For a start, bank recapitalisation requires an up-front cash call. Even funded immediately by new debt rather than by tax revenues, Ricardian equivalence raises its head (

We all know we’ll be paying for the banks’ mess well into the future, and this knowledge depresses investment and general economic activity. If Ireland defaults, we’ll never know just how much of the failure was due to unaffordable public spending, and how much was down to the massive expenditure (and tax rises + deflationary effect) brought about by the methods chosen to save the guaranteed banks. Default or not, the bank rescue is costing a staggering amount of resources, and is already severely affecting the rest of the economy and society. Krugman, writing for a popular audience, is correct to draw attention to this: the rest of the world might as well learn from our mistakes or, as an Irishman once sang, “tonight, thank God it’s them instead of you”.

I got a miraculous insight into the crystal ball called ‘the government budget’ which is in the public domain and which clearly shows the public sector wage tripling since 2002.
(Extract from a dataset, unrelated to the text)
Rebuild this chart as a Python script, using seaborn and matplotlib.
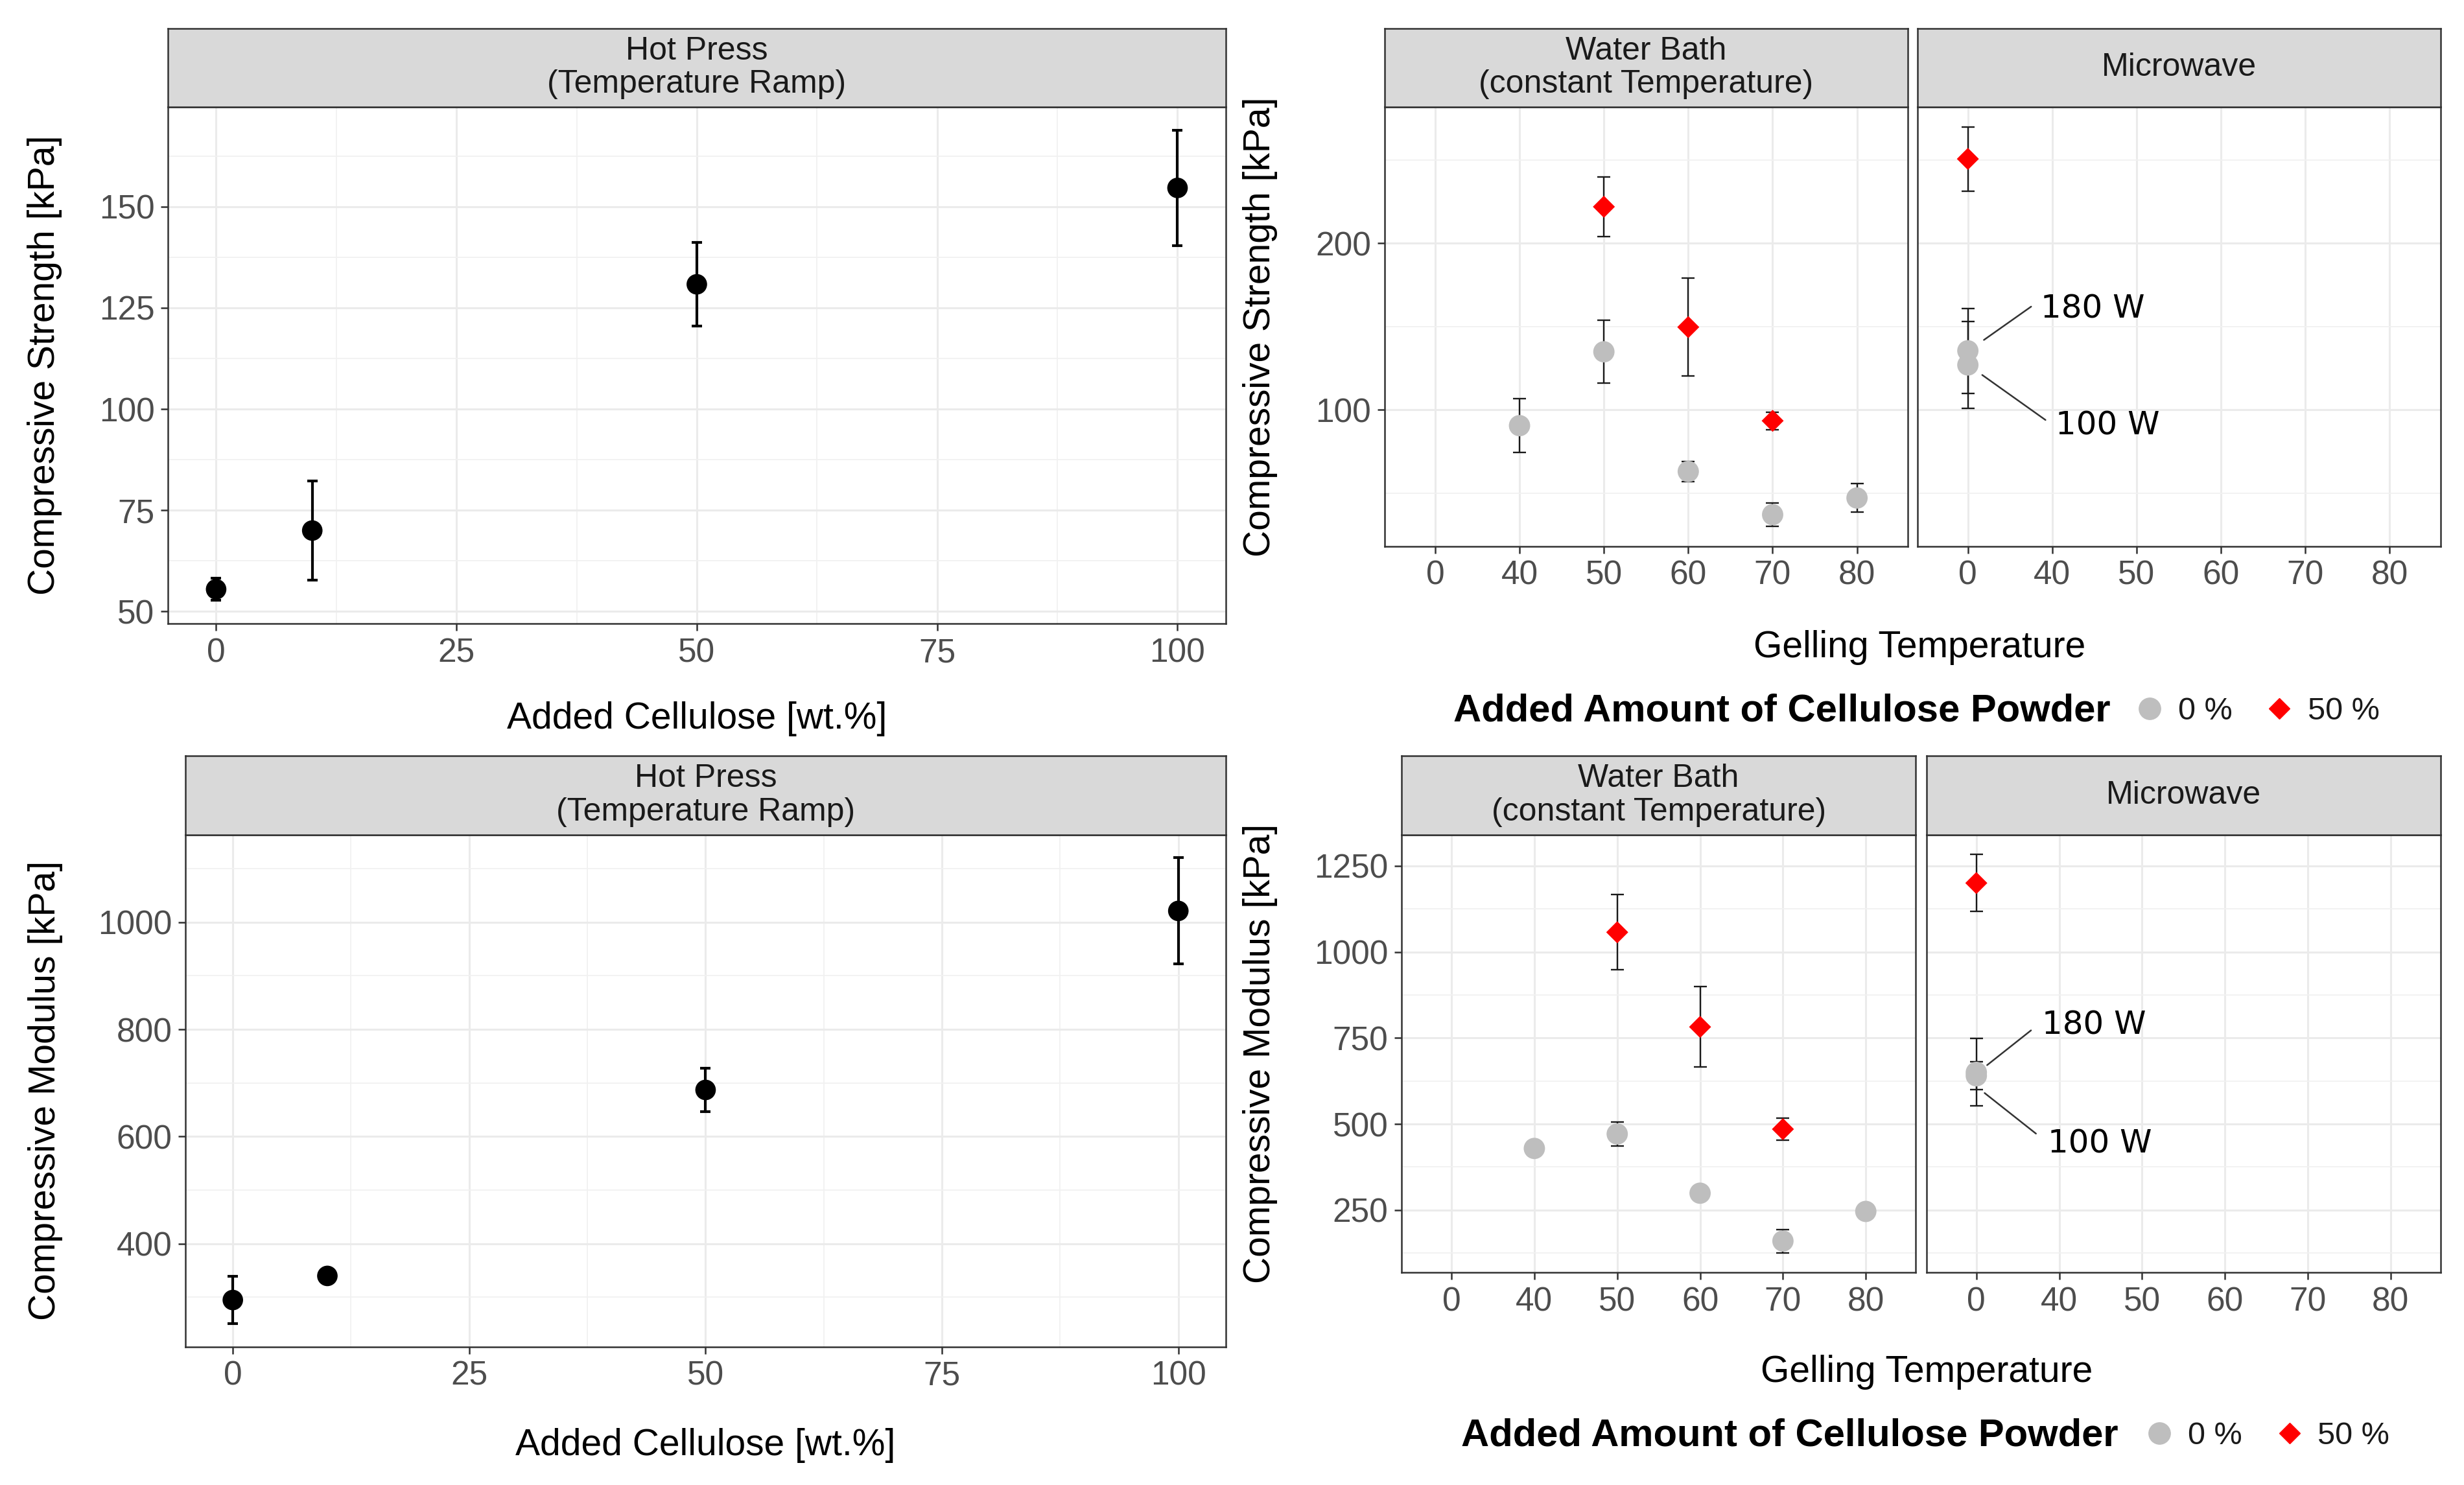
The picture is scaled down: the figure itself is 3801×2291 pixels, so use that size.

He is not but the people quoting him in this particular instance are quoting him just because he’s Paul Krugman. Otherwise there is nothing in his article that is of any added value and plus it has at least one wrong conclusion.

But it is not funded by new debt. The 7.5b did not come out of debt and so far other than the 7.5b into AIB and BOI the guarantee cost zilch. And that 7.5b may or may not be repaid ever. And about depressing the markets - if my memory serves me well, the shares went up significantly after the recapitalisation.